1940-й стал последним относительно спокойным годом для Зорге и, следовательно, для Ханако. В Москве его донесения и доклады признавали то ценными, то не заслуживающими доверия. Они могли попасть на стол Сталину, а могли лежать в кабинете переводчика неделями, а то и месяцами, дожидаясь, пока их переведут на русский язык и утрачивая всякую оперативную ценность. «Рамзай», как и вся его группа, снова был на грани нервного срыва и мечтал только об одном: выбраться из Японии. Это только в приключенческих романах и фильмах нелегалы работают в странах «со сложной оперативной обстановкой», не выезжая оттуда десятилетиями. В жизни это возможно далеко не всегда — здоровья не хватает, и не только Ханако не могла исполнить свою мечту и уехать в Европу.
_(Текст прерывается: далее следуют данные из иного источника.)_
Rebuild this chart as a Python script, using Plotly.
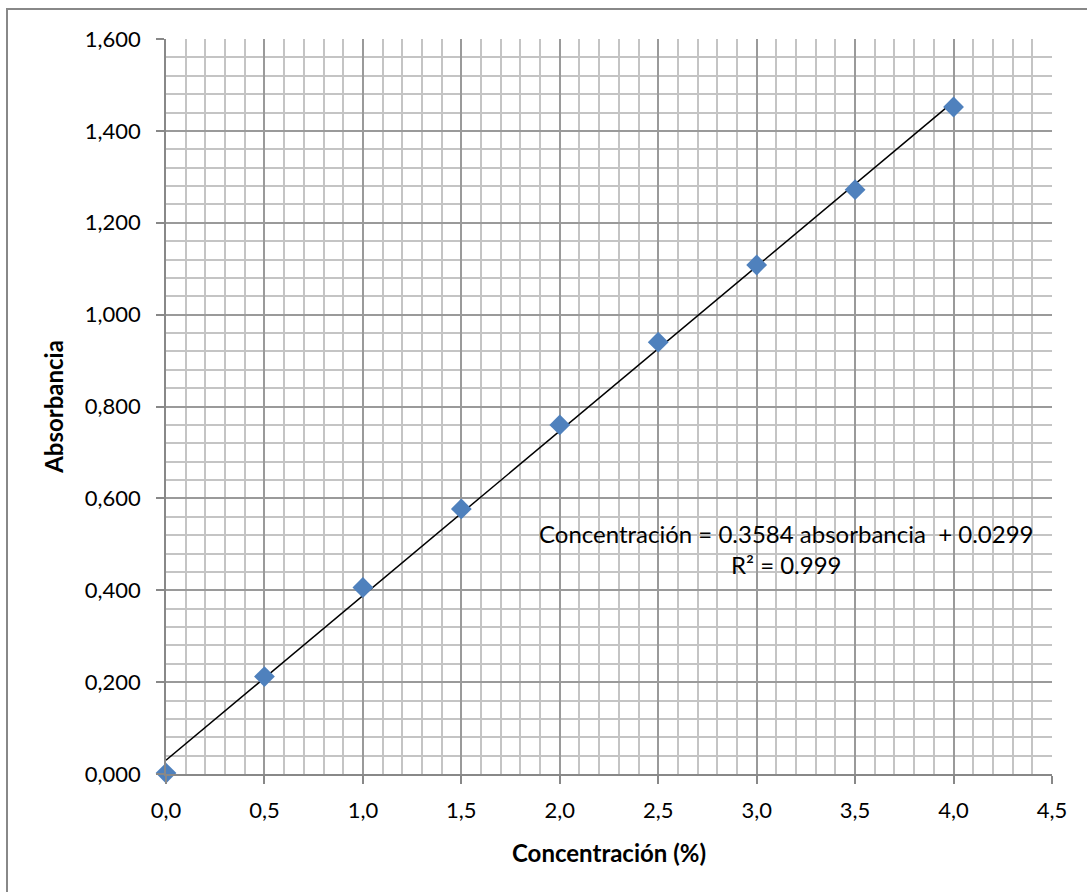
import numpy as np
import plotly.graph_objects as go

# Data
concentracion = [0.0, 0.5, 1.0, 1.5, 2.0, 2.5, 3.0, 3.5, 4.0]
absorbancia = [0.002, 0.212, 0.406, 0.577, 0.760, 0.940, 1.108, 1.272, 1.452]
slope = 0.3584
intercept = 0.0299
eq_text = "Concentración = 0.3584 absorbancia  + 0.0299<br>R² = 0.999"
x_ticks = [0.0, 0.5, 1.0, 1.5, 2.0, 2.5, 3.0, 3.5, 4.0, 4.5]
x_ticklabels = ["0,0", "0,5", "1,0", "1,5", "2,0", "2,5", "3,0", "3,5", "4,0", "4,5"]
y_ticks = [0.0, 0.2, 0.4, 0.6, 0.8, 1.0, 1.2, 1.4, 1.6]
y_ticklabels = ["0,000", "0,200", "0,400", "0,600", "0,800", "1,000", "1,200", "1,400", "1,600"]

FONT = "Lato, Open Sans, sans-serif"

trend_x = np.array([min(concentracion), max(concentracion)])
trend_y = slope * trend_x + intercept

fig = go.Figure()
fig.add_trace(go.Scatter(
    x=trend_x, y=trend_y, mode="lines",
    line=dict(color="black", width=1.5), showlegend=False,
))
fig.add_trace(go.Scatter(
    x=concentracion, y=absorbancia, mode="markers",
    marker=dict(symbol="diamond", size=16, color="#4F81BD", line=dict(width=0)),
    showlegend=False, cliponaxis=False,
))

fig.add_annotation(
    x=3.15, y=0.49, xref="x", yref="y", text=eq_text, showarrow=False,
    font=dict(family=FONT, size=24, color="black"), align="center",
)

L, R, T, B = 166, 35, 39, 118
W, H = 1087, 892
pw = W - L - R
ph = H - T - B
# outer chart border
fig.add_shape(type="rect", xref="paper", yref="paper",
              x0=(7 - L) / pw, x1=(W + 20 - L) / pw,
              y0=-(B + 20) / ph, y1=1 + (T - 9) / ph,
              line=dict(color="#888888", width=2), fillcolor="rgba(0,0,0,0)", layer="below")

fig.update_layout(
    width=W, height=H,
    margin=dict(l=L, r=R, t=T, b=B),
    paper_bgcolor="white", plot_bgcolor="white",
    font=dict(family=FONT, size=22, color="black"),
    xaxis=dict(
        range=[0, 4.5], tickvals=x_ticks, ticktext=x_ticklabels,
        showgrid=True, gridcolor="#9a9a9a", gridwidth=1.5,
        minor=dict(dtick=0.1, showgrid=True, gridcolor="#c4c4c4", gridwidth=1.5),
        ticks="outside", ticklen=8, tickcolor="#888888", tickwidth=1.5,
        showline=True, linecolor="#888888", linewidth=1.5,
        zeroline=False, ticklabelstandoff=8,
        title=dict(text="<b>Concentración (%)</b>", font=dict(size=24), standoff=23),
        tickfont=dict(size=22),
    ),
    yaxis=dict(
        range=[0, 1.6], tickvals=y_ticks, ticktext=y_ticklabels,
        showgrid=True, gridcolor="#9a9a9a", gridwidth=1.5,
        minor=dict(dtick=0.04, showgrid=True, gridcolor="#c4c4c4", gridwidth=1.5),
        ticks="outside", ticklen=8, tickcolor="#888888", tickwidth=1.5,
        showline=True, linecolor="#888888", linewidth=1.5,
        zeroline=False, ticklabelstandoff=11,
        title=dict(text="<b>Absorbancia</b>", font=dict(size=24), standoff=14),
        tickfont=dict(size=22),
    ),
)

fig.write_html("out.html")
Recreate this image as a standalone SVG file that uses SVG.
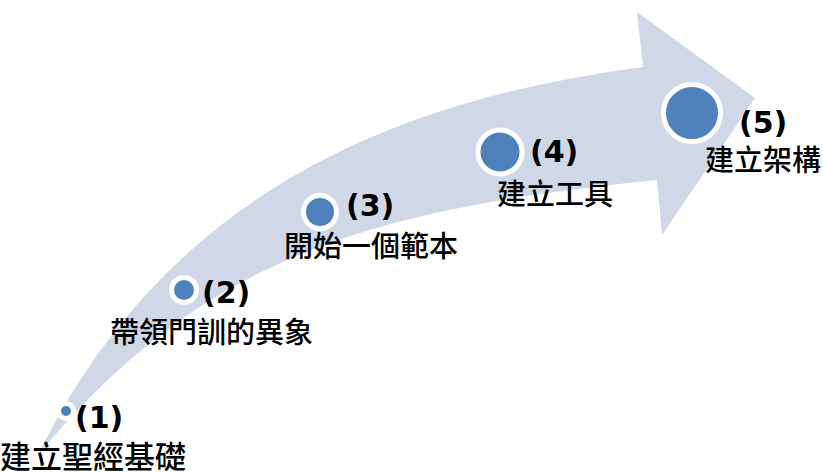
<svg xmlns="http://www.w3.org/2000/svg" width="823" height="472" viewBox="0 0 823 472">
<style>
.band{fill:#D0D8E8;stroke:none}
.dot{fill:#4F81BD;stroke:#FFFFFF;stroke-width:5}
.num{font-family:"DejaVu Sans","Verdana",sans-serif;font-weight:bold;font-size:30px;fill:#000}
.lbl{font-family:"Noto Sans CJK TC","Noto Sans CJK SC",sans-serif;font-weight:500;font-size:29px;fill:#000}
</style>
<rect width="823" height="472" fill="#FFFFFF"/>
<g id="connectors">
<path class="band" d="M38,455 C157,213 363,104 643,67 L637,12 L755,98 L662,235 L657,180 C357,210 198,263 38,455 Z"/>
</g>
<g id="node1">
<circle class="dot" cx="66" cy="411" r="7.5"/>
<text class="num" x="75" y="428">(1)</text>
<text class="lbl" x="0" y="468" style="font-size:31px">建立聖經基礎</text>
</g>
<g id="node2">
<circle class="dot" cx="184" cy="290" r="12.5"/>
<text class="num" x="202" y="303">(2)</text>
<text class="lbl" x="110" y="343">帶領門訓的異象</text>
</g>
<g id="node3">
<circle class="dot" cx="320" cy="212" r="16.5"/>
<text class="num" x="346" y="216">(3)</text>
<text class="lbl" x="284" y="257">開始一個範本</text>
</g>
<g id="node4">
<circle class="dot" cx="500" cy="152" r="22"/>
<text class="num" x="530" y="162">(4)</text>
<text class="lbl" x="497" y="205">建立工具</text>
</g>
<g id="node5">
<circle class="dot" cx="692" cy="113" r="28.5"/>
<text class="num" x="739" y="133">(5)</text>
<text class="lbl" x="705" y="171">建立架構</text>
</g>
</svg>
22 июля Зорге подготовил в Центр большой доклад о проделанной работе, где, помимо всего прочего, заговорил и о себе: «…пока продолжается европейская война, я, само собой, останусь на своем посту, конечно, если это Вам желательно. Но так как, по мнению здешних немцев, война скоро кончится, то я все чаще вынужден отвечать на вопрос своих высокопоставленных друзей-немцев, а также иностранцев, что я, собственно, думаю в будущем делать. Учитывая, что вообще не так-то просто в один прекрасный день исчезнуть, не вызвав подозрения своих немецких друзей, я считаю весьма целесообразным, чтобы Вы мне сообщили, чего Вы ожидаете от меня по окончании войны. Это значит, что я хотел бы… чтобы Вы мне ответили на следующие вопросы: могу ли я рассчитывать сразу же по окончании войны вернуться в Центр, где бы я мог, наконец, остаться и закончить раз и навсегда свое цыганское существование. Не забывайте, пожалуйста, что мне уже между делом стукнуло 45 лет, что из них на службе у Вашей фирмы я провел свыше 11 лет за границей, а перед тем на службе у другой фирмы я провел еще 5 лет в путешествиях. Наступает уже время дать мне с моим опытом осесть на какой-нибудь работе в Центре.
Если же Вы не в состоянии сейчас дать мне твердое обещание, что по окончании войны я сразу же смогу уехать домой, то я прошу Вас указать мне срок, скажем, например, три месяца или в крайнем случае полгода после окончания войны, после которых наступит конец. Я должен знать эту общую границу времени, ибо очень часто мне задают вопрос о моих дальнейших планах как газета, представителем которой я являюсь, так и посол и другие вышеупомянутые друзья. Газета хочет это знать, чтобы заблаговременно позаботиться о преемнике, издательство, на которое я работаю, хочет знать, когда я закончу для них книгу. А посольство, наконец, хочет об этом знать, так как оно и в будущем надеется работать со мной, так как придает моей работе большое значение. Чем известнее и солиднее мне удается здесь легализоваться, тем труднее становится мне делать уклончивые ответы на вопросы о моих будущих планах по окончании войны, мои ответы должны быть уклончивыми, так как я вынужден отказываться от любой связи, выходящей за пределы ограниченного времени, чтобы наиболее незаметно суметь в один прекрасный день исчезнуть из поля зрения всех моих легализационных связей.
На всякий случай прошу Вас указать мне твердый срок времени моего пребывания здесь, а именно: смогу ли я уехать сразу же, как кончится война, или я должен рассчитывать еще на несколько месяцев. При сем прошу не забывать, что я тоже живу здесь безвыездно в течение 7 лет и что я ни разу, как другие ”порядочные иностранцы” не выезжал отсюда через каждые 3–4 года в отпуск, что этот факт, наряду с моей бесперспективностью на будущее, может произвести как на иностранцев, так и на немцев дурное впечатление и даже показаться подозрительным.
…Остаемся, правда, несколько ослабленные здоровьем, тем не менее, Ваши верные сотрудники.
Верил ли сам Зорге, что сможет вернуться? Кто знает… Он не мог сказать об этом никому. Даже Ханако, хотя он и оставался для нее источником любви.
1941-й
С началом нового года настроение Зорге стало все чаще меняться то в одну сторону, то в другую. Он иногда — Ханако подчеркивала это: иногда — мог позволить себе крепко выпить и, возвращаясь под утро, еще что-то печатал на машинке, а потом обнимал ее и всю осыпал поцелуями. Девушка никогда не протестовала. Как она сама говорила, в такие минуты ее сердце становилось еще более неопытным, чем тело, и она не могла противиться напору его чувства. Но такие ситуации ей уже были знакомы — пусть реже, но они случались и раньше. Теперь же, в 1941-м, с Рихардом происходили какие-то перемены, причин и смысла которых она не понимала, а оттого тревожилась все больше и больше.